The partnerships between the Natural Learning Initiative at North Carolina State University College of Design and a community of child care centers in the Raleigh, N.C. area exemplify the value of creating outdoor learning environments that provide a foundation for lifelong learning. I have been a long-time advocate for the outdoor classroom as a place to inspire a sense of wonder, engage in unstructured play, and connect with nature. There may not be a better time in recent history to reconsider the power of outdoor learning environments like those described in Getting Kids Outdoors As Early As Possible.
Photo credit: Natural Learning Initiative – North Carolina State University College of Design
A research-based component of the Natural Learning Initiative, Preventing Obesity by Design (POD), helps the child care centers achieve their goal of furthering healthy human development and a healthy biosphere.
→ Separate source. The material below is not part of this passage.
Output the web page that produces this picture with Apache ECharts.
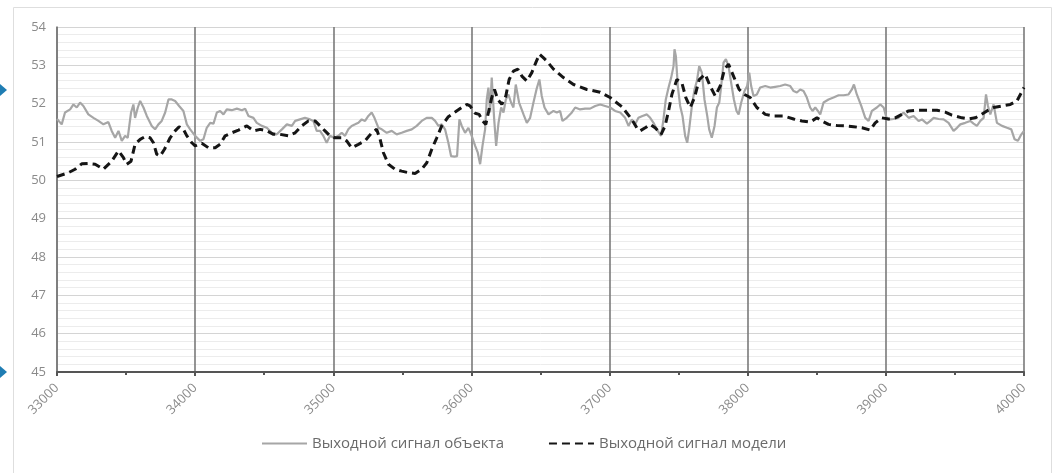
<!DOCTYPE html>
<html>
<head>
<meta charset="utf-8">
<script src="https://cdn.jsdelivr.net/npm/echarts@6/dist/echarts.min.js"></script>
<style>
  html, body { margin: 0; padding: 0; background: #ffffff; }
  #chart { width: 1057px; height: 473px; }
</style>
</head>
<body>
<div id="chart"></div>
<script>
// Time axis (sample index) and signal values
const objX = [33000,33010,33034,33058,33095,33119,33143,33167,33191,33227,33264,33300,33336,33372,33396,33421,33445,33469,33493,33512,33536,33553,33565,33585,33602,33626,33650,33686,33710,33734,33758,33783,33807,33831,33855,33884,33915,33940,33964,34000,34036,34060,34084,34109,34133,34157,34181,34205,34229,34265,34302,34338,34362,34386,34422,34446,34483,34519,34555,34591,34628,34664,34700,34724,34759,34795,34832,34856,34880,34904,34928,34952,34976,35008,35037,35061,35085,35109,35133,35158,35182,35206,35230,35254,35278,35298,35327,35351,35387,35423,35459,35495,35532,35568,35604,35640,35676,35713,35737,35761,35785,35809,35833,35853,35877,35896,35913,35930,35954,35978,36002,36027,36046,36063,36080,36099,36111,36123,36135,36147,36164,36179,36196,36215,36232,36249,36268,36287,36304,36321,36345,36377,36401,36425,36449,36473,36492,36509,36529,36558,36594,36618,36642,36659,36690,36727,36751,36787,36823,36859,36896,36932,36968,37004,37040,37077,37113,37137,37161,37185,37209,37238,37270,37294,37318,37342,37373,37390,37407,37427,37446,37463,37470,37480,37494,37511,37528,37547,37562,37576,37596,37615,37632,37649,37668,37687,37707,37721,37740,37760,37777,37794,37808,37825,37842,37861,37880,37900,37919,37934,37953,37977,37996,38011,38025,38042,38066,38090,38127,38163,38199,38235,38271,38308,38332,38356,38380,38404,38428,38452,38469,38489,38508,38525,38549,38585,38621,38658,38694,38730,38754,38769,38790,38822,38851,38875,38899,38935,38959,38984,39008,39032,39056,39092,39128,39165,39201,39237,39261,39297,39322,39346,39382,39418,39454,39490,39515,39539,39575,39611,39635,39659,39684,39708,39725,39739,39756,39780,39804,39841,39877,39908,39932,39956,39981,40000];
const objY = [51.6,51.55,51.46,51.77,51.85,51.98,51.9,52.03,51.94,51.72,51.63,51.55,51.46,51.52,51.29,51.11,51.29,51.03,51.16,51.11,51.77,51.98,51.63,51.9,52.07,51.9,51.68,51.42,51.33,51.46,51.55,51.77,52.11,52.11,52.07,51.94,51.81,51.46,51.33,51.16,51.03,51.07,51.37,51.5,51.48,51.77,51.81,51.72,51.85,51.83,51.87,51.83,51.87,51.68,51.63,51.5,51.42,51.37,51.24,51.2,51.33,51.46,51.42,51.55,51.59,51.63,51.59,51.55,51.29,51.29,51.16,50.98,51.16,51.11,51.16,51.24,51.16,51.33,51.42,51.46,51.5,51.59,51.55,51.68,51.77,51.63,51.37,51.33,51.24,51.29,51.2,51.24,51.29,51.33,51.42,51.55,51.63,51.63,51.55,51.42,51.46,51.33,50.98,50.63,50.62,50.63,51.59,51.42,51.24,51.37,51.16,50.9,50.72,50.42,50.9,51.33,52.11,52.42,51.77,52.68,51.63,50.9,51.5,51.9,51.77,52.11,52.24,52.03,51.9,52.5,52.03,51.72,51.5,51.63,52.03,52.4,52.63,52.2,51.9,51.72,51.81,51.77,51.81,51.55,51.63,51.77,51.9,51.85,51.87,51.87,51.94,51.98,51.94,51.9,51.81,51.77,51.63,51.42,51.59,51.46,51.63,51.68,51.72,51.63,51.5,51.33,51.16,51.59,52.11,52.42,52.68,52.98,53.42,53.24,52.46,51.94,51.68,51.16,50.98,51.33,51.94,52.37,52.59,52.98,52.81,52.11,51.68,51.33,51.11,51.42,51.9,52.03,52.46,53.07,53.16,52.98,52.55,52.11,51.81,51.72,52.03,52.33,52.46,52.81,52.46,52.2,52.24,52.42,52.46,52.42,52.44,52.46,52.5,52.46,52.33,52.29,52.37,52.33,52.16,51.9,51.81,51.9,51.81,51.72,52.03,52.11,52.16,52.22,52.22,52.24,52.37,52.5,52.24,51.94,51.63,51.55,51.81,51.9,51.98,51.9,51.59,51.59,51.6,51.63,51.77,51.63,51.68,51.55,51.59,51.48,51.55,51.63,51.6,51.59,51.5,51.29,51.37,51.46,51.5,51.55,51.48,51.42,51.55,51.63,52.24,51.94,51.72,51.98,51.5,51.42,51.37,51.33,51.07,51.03,51.2,51.29];

const modX = [33000,33010,33083,33131,33179,33227,33276,33336,33396,33445,33481,33505,33536,33565,33602,33638,33674,33698,33722,33746,33778,33819,33855,33884,33915,33940,33976,34000,34048,34096,34145,34181,34217,34265,34314,34374,34422,34471,34519,34567,34615,34676,34724,34771,34820,34868,34904,34940,34976,35013,35061,35097,35133,35182,35230,35278,35314,35339,35363,35399,35447,35495,35544,35592,35640,35677,35713,35749,35785,35833,35882,35930,35966,35990,36027,36056,36080,36104,36123,36147,36167,36191,36220,36249,36273,36304,36336,36365,36401,36437,36466,36492,36520,36546,36594,36666,36739,36836,36932,37004,37089,37161,37197,37221,37258,37294,37330,37373,37402,37427,37451,37487,37523,37552,37584,37615,37649,37692,37728,37765,37801,37832,37861,37897,37938,37977,38018,38066,38127,38187,38259,38332,38392,38452,38501,38537,38585,38646,38706,38766,38827,38887,38923,38971,39020,39068,39116,39165,39225,39297,39370,39430,39478,39551,39599,39647,39684,39732,39780,39841,39901,39949,40000];
const modY = [50.1,50.11,50.2,50.29,50.43,50.44,50.42,50.29,50.5,50.77,50.59,50.42,50.5,50.94,51.07,51.14,51.11,50.98,50.68,50.63,50.81,51.11,51.29,51.4,51.33,51.16,50.98,50.9,50.97,50.85,50.85,50.94,51.16,51.24,51.31,51.42,51.29,51.33,51.29,51.2,51.2,51.16,51.24,51.42,51.55,51.55,51.42,51.29,51.16,51.11,51.11,51.03,50.85,50.94,51.03,51.24,51.33,51.07,50.72,50.42,50.29,50.24,50.2,50.18,50.29,50.46,50.81,51.11,51.42,51.66,51.78,51.9,51.98,51.94,51.75,51.72,51.55,51.46,51.77,52.16,52.37,52.11,51.98,52.2,52.63,52.85,52.9,52.72,52.59,52.81,53.07,53.29,53.2,53.11,52.9,52.68,52.5,52.37,52.3,52.16,51.92,51.59,51.37,51.29,51.37,51.46,51.37,51.2,51.42,51.81,52.24,52.63,52.55,52.16,51.9,52.16,52.63,52.77,52.46,52.2,52.46,52.9,53.03,52.72,52.37,52.24,52.16,51.9,51.72,51.68,51.68,51.6,51.55,51.52,51.63,51.55,51.46,51.43,51.42,51.4,51.37,51.31,51.5,51.63,51.6,51.63,51.72,51.81,51.83,51.83,51.83,51.78,51.7,51.63,51.6,51.63,51.7,51.81,51.9,51.94,51.98,52.07,52.42];

const seriesNames = ['Выходной сигнал объекта', 'Выходной сигнал модели'];
const yTicks = [45, 46, 47, 48, 49, 50, 51, 52, 53, 54];
const xTicks = [33000, 34000, 35000, 36000, 37000, 38000, 39000, 40000];

const pairs = (xs, ys) => xs.map((x, i) => [x, ys[i]]);
const FONT = "'Open Sans', sans-serif";

const chart = echarts.init(document.getElementById('chart'), null, { renderer: 'canvas' });

chart.setOption({
  animation: false,
  backgroundColor: '#ffffff',
  textStyle: { fontFamily: FONT },
  graphic: [
    // light outer frame
    { type: 'rect', shape: { x: 13.5, y: 7.5, width: 1038, height: 470 },
      style: { fill: 'none', stroke: '#dedede', lineWidth: 1 }, z: -10 },
    // side markers
    { type: 'polygon', shape: { points: [[0, 84], [7, 90], [0, 96]] }, style: { fill: '#1f7db3' } },
    { type: 'polygon', shape: { points: [[0, 366], [7, 372], [0, 378]] }, style: { fill: '#1f7db3' } }
  ],
  grid: { left: 57, right: 33, top: 27, bottom: 101, containLabel: false },
  legend: {
    data: seriesNames,
    left: 256,
    top: 431,
    itemWidth: 45,
    itemHeight: 14,
    itemGap: 44,
    itemStyle: { opacity: 0 },
    textStyle: { color: '#6b6b6b', fontSize: 15, fontFamily: FONT }
  },
  xAxis: {
    type: 'value',
    min: xTicks[0],
    max: xTicks[xTicks.length - 1],
    interval: 1000,
    axisLine: { show: true, onZero: false, lineStyle: { color: '#555555', width: 2 } },
    axisTick: { show: true, length: 4, inside: false, lineStyle: { color: '#555555', width: 2 } },
    minorTick: { show: true, splitNumber: 2, length: 3, lineStyle: { color: '#555555', width: 2 } },
    axisLabel: {
      rotate: 45, margin: 14, color: '#8a8a8a', fontSize: 13, fontFamily: FONT,
      formatter: v => String(v)
    },
    splitLine: { show: true, lineStyle: { color: '#7a7a7a', width: 1.6 } }
  },
  yAxis: {
    type: 'value',
    min: yTicks[0],
    max: yTicks[yTicks.length - 1],
    interval: 1,
    axisLine: { show: true, lineStyle: { color: '#7a7a7a', width: 1.6 } },
    axisTick: { show: false },
    axisLabel: { margin: 11, color: '#8a8a8a', fontSize: 13, fontFamily: FONT },
    splitLine: { show: true, lineStyle: { color: '#d4d4d4', width: 1 } },
    minorTick: { show: false, splitNumber: 5 },
    minorSplitLine: { show: true, lineStyle: { color: '#ececec', width: 1 } }
  },
  series: [
    {
      name: seriesNames[0],
      type: 'line',
      data: pairs(objX, objY),
      symbol: 'none',
      lineStyle: { color: '#a6a6a6', width: 2.2 },
      itemStyle: { color: '#a6a6a6' },
      z: 3
    },
    {
      name: seriesNames[1],
      type: 'line',
      data: pairs(modX, modY),
      symbol: 'none',
      smooth: false,
      lineStyle: { color: '#151515', width: 3, type: [8, 5] },
      itemStyle: { color: '#151515' },
      z: 4
    }
  ]
});
</script>
</body>
</html>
Research from POD stresses the connection to nature and its positive impact on well-being, physical and mental, and the relationship between structured and unstructured play and learning. The support provided through the POD initiative permits each of the participating child care centers to develop on-site fruit and vegetable gardens, rabbit hutches, and chicken coops. These environments are uncomplicated by design. You won’t see classroom furniture or technologies. Instead, pathways provide the learners with guided opportunities to combine what they have learned in the classroom with what they are learning in nature. Wanda Davis, retired director from Childcare Network #61, describes how her center started with a path. “The playground was a steep hill, and their approach was to have pathways—it was a storytelling pathway, and the kids would want to take that adventure.”
As we learned with Oak Park Unified School District, outdoor spaces create learning opportunities around every corner. Faced with the challenge to maintain the district’s commitment to sustainability and indoor/outdoor learning during times of remote learning, the schools’ staff created simple, low-cost solutions to provide gardening opportunities to their students. Acknowledging that some students did not have an area for planting vegetables in the ground, the team provided students with detailed instructions for growing vegetable seedlings in any available containers on their patio or windowsill. Once the students are back on the school grounds, they will plant their seedlings in the school garden.
Environmental Nature Center and Preschool
The best outcomes for learning and creating a positive impact on learners’ physical and mental well-being occur when planning outdoor spaces and indoor spaces is intentional. Good planning means the transfer of knowledge permeates between the outdoor learning spaces and the indoor learning spaces. For indoor spaces, transfer of knowledge practices might show up in content; assignments; vistas to the outdoors; sustainable materials in flooring, furniture, and other environmental elements; color; and representations of nature on the walls.
It is worth taking the time to explore all of the possibilities for high-impact practices in the connection between outdoor spaces and indoor spaces – where learning and well-being intersect.